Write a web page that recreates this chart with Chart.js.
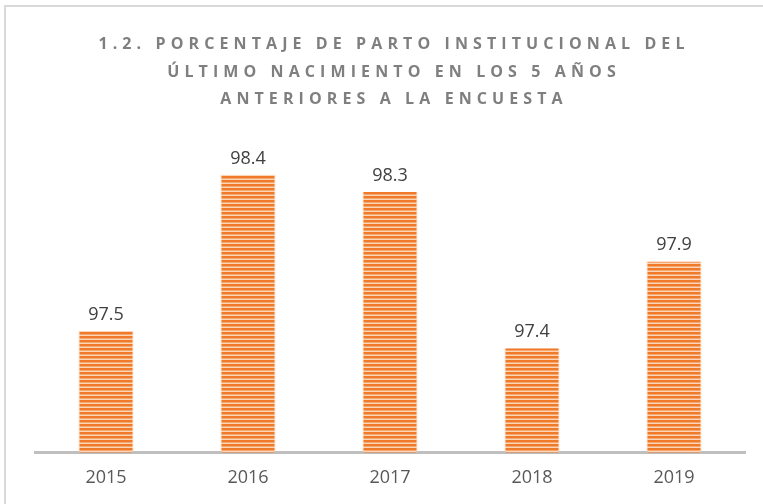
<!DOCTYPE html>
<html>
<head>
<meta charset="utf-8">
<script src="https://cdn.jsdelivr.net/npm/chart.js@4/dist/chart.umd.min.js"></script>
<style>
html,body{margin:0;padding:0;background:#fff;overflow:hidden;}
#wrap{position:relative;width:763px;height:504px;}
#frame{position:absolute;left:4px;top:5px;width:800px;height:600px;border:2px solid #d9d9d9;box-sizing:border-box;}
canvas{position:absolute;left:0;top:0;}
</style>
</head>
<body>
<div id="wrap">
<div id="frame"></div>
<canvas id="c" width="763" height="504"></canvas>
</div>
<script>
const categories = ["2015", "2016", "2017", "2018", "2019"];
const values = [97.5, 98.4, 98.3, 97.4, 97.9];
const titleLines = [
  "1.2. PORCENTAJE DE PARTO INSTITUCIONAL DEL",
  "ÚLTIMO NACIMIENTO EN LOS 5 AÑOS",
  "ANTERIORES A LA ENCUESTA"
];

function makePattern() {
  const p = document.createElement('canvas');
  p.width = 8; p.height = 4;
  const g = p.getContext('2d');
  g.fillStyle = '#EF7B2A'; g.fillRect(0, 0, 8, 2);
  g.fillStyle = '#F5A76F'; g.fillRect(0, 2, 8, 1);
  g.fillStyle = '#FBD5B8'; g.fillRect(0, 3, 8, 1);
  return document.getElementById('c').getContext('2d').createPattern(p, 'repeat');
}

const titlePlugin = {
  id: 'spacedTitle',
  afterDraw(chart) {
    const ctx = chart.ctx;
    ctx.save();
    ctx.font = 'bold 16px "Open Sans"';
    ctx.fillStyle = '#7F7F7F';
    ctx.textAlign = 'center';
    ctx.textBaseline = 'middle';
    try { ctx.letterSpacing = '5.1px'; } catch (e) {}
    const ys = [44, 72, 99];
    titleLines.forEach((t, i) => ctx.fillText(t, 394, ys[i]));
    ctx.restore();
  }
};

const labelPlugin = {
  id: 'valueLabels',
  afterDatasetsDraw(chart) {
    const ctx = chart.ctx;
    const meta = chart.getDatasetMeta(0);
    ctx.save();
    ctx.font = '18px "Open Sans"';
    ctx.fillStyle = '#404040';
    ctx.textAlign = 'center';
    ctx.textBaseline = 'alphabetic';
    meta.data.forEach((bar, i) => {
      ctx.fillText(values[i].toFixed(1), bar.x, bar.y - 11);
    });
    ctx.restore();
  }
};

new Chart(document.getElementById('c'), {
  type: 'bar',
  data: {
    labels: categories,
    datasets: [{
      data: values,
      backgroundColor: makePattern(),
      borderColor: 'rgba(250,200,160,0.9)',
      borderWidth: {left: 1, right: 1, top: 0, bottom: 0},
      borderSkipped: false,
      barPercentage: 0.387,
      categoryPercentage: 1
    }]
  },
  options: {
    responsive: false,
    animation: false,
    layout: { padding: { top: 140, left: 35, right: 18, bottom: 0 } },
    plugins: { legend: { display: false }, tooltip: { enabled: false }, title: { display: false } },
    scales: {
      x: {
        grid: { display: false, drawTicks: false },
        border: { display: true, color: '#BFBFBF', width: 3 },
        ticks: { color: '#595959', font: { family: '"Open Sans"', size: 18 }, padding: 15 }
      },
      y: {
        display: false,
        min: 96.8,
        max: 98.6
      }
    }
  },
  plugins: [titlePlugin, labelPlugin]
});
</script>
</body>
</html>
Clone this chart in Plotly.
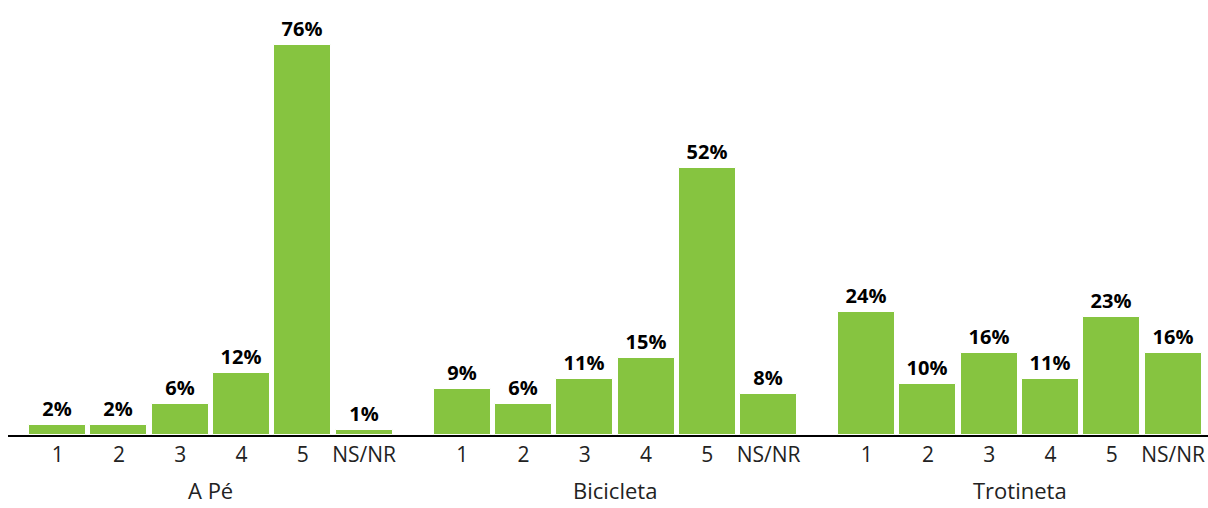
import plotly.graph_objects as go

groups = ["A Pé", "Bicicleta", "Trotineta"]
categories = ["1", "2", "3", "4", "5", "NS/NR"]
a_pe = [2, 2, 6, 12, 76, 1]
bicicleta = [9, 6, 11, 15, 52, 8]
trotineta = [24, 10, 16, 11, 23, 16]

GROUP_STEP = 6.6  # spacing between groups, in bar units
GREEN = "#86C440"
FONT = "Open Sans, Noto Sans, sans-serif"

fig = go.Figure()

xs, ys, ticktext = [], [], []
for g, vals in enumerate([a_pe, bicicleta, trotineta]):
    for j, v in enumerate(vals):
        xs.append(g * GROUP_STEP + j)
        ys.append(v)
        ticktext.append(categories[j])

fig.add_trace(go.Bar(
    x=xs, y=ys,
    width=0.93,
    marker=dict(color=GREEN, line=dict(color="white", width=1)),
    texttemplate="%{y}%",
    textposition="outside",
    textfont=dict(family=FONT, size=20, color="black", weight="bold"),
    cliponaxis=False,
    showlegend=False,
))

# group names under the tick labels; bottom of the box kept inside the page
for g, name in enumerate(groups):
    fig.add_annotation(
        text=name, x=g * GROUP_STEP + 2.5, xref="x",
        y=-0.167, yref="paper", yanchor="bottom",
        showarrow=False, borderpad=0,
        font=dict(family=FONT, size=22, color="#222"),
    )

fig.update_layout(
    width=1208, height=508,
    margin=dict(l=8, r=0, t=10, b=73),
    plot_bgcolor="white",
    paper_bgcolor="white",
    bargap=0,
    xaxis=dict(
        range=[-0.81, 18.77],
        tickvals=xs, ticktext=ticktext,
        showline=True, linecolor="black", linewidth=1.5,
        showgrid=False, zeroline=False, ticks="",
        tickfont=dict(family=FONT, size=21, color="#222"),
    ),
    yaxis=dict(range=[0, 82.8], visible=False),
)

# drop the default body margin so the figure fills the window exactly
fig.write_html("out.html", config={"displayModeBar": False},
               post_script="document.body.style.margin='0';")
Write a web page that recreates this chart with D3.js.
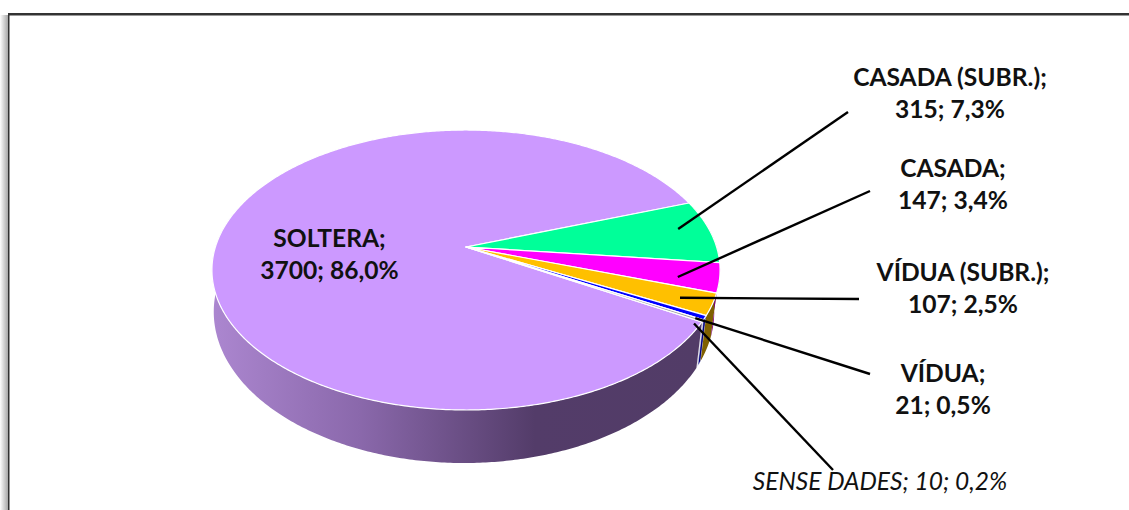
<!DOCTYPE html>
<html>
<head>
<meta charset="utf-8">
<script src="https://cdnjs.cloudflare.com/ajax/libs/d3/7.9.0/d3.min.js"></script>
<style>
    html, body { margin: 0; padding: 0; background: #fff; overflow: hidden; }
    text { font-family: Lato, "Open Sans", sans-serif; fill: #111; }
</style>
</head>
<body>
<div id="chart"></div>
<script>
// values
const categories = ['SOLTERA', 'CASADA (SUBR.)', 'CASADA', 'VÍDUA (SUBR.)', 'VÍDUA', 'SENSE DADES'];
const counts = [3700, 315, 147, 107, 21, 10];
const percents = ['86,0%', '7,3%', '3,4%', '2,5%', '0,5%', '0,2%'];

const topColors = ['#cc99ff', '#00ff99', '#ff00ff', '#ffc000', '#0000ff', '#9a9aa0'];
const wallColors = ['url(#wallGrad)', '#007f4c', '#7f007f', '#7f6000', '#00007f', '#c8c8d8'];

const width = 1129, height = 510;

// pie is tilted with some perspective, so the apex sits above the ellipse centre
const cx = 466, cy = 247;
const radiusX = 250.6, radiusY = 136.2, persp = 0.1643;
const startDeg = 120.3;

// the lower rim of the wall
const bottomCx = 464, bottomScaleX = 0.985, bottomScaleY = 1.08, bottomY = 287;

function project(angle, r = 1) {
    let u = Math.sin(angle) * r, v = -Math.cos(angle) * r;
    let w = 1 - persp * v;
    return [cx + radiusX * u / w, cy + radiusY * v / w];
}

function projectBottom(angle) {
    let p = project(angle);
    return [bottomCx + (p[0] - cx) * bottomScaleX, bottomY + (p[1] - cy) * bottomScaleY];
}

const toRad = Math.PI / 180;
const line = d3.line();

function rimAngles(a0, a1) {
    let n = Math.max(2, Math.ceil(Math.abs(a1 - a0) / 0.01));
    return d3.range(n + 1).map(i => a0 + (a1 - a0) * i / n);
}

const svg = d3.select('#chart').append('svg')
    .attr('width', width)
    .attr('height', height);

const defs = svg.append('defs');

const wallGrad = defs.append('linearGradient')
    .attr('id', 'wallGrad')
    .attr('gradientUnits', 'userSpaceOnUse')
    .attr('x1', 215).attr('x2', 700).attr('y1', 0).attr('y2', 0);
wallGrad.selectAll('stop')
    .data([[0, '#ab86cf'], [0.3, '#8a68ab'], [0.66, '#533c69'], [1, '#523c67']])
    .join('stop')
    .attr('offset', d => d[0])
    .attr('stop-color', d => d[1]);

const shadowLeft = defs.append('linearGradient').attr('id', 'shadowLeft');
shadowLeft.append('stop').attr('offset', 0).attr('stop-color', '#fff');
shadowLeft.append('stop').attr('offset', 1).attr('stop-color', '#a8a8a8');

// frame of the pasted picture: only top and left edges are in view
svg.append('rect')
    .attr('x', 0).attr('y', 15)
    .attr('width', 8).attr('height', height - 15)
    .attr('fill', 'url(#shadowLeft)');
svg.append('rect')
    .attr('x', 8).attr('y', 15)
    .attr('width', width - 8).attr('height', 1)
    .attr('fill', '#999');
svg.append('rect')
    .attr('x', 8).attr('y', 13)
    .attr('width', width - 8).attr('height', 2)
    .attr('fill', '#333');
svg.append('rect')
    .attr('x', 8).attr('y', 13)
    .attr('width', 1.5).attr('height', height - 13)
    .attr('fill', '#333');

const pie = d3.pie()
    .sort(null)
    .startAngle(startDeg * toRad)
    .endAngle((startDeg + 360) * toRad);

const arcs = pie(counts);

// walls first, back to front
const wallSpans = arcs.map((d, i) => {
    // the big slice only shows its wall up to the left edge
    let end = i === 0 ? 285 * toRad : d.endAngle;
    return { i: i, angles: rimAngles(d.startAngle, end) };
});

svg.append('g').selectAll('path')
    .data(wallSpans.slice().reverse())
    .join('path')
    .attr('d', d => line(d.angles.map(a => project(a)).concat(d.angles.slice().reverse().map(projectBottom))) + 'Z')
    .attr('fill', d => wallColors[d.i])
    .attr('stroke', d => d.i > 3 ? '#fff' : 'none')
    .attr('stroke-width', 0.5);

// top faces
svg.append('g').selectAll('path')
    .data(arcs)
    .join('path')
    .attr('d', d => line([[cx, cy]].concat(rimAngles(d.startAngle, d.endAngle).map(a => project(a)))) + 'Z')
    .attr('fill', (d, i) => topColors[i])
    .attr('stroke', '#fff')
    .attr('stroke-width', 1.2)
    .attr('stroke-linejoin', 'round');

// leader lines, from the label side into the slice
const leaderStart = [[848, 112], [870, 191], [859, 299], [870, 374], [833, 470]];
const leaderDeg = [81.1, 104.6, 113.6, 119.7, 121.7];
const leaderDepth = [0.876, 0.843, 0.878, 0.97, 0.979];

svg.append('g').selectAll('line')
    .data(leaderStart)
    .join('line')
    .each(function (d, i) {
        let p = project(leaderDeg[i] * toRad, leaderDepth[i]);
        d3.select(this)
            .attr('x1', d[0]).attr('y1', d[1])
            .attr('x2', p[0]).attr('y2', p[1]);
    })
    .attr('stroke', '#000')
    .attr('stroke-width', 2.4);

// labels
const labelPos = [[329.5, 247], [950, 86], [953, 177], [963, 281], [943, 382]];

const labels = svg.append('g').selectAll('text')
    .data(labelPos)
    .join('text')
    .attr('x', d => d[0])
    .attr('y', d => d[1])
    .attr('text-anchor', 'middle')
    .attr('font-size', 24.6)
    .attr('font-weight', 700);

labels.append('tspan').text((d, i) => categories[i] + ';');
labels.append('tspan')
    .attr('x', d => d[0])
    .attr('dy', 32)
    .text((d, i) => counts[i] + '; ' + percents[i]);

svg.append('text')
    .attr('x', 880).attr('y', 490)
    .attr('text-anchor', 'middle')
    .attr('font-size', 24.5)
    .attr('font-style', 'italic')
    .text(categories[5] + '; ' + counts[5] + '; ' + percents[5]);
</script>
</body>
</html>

Do this: Give only the count of lines in the data that include the string "with".

Correct result: 3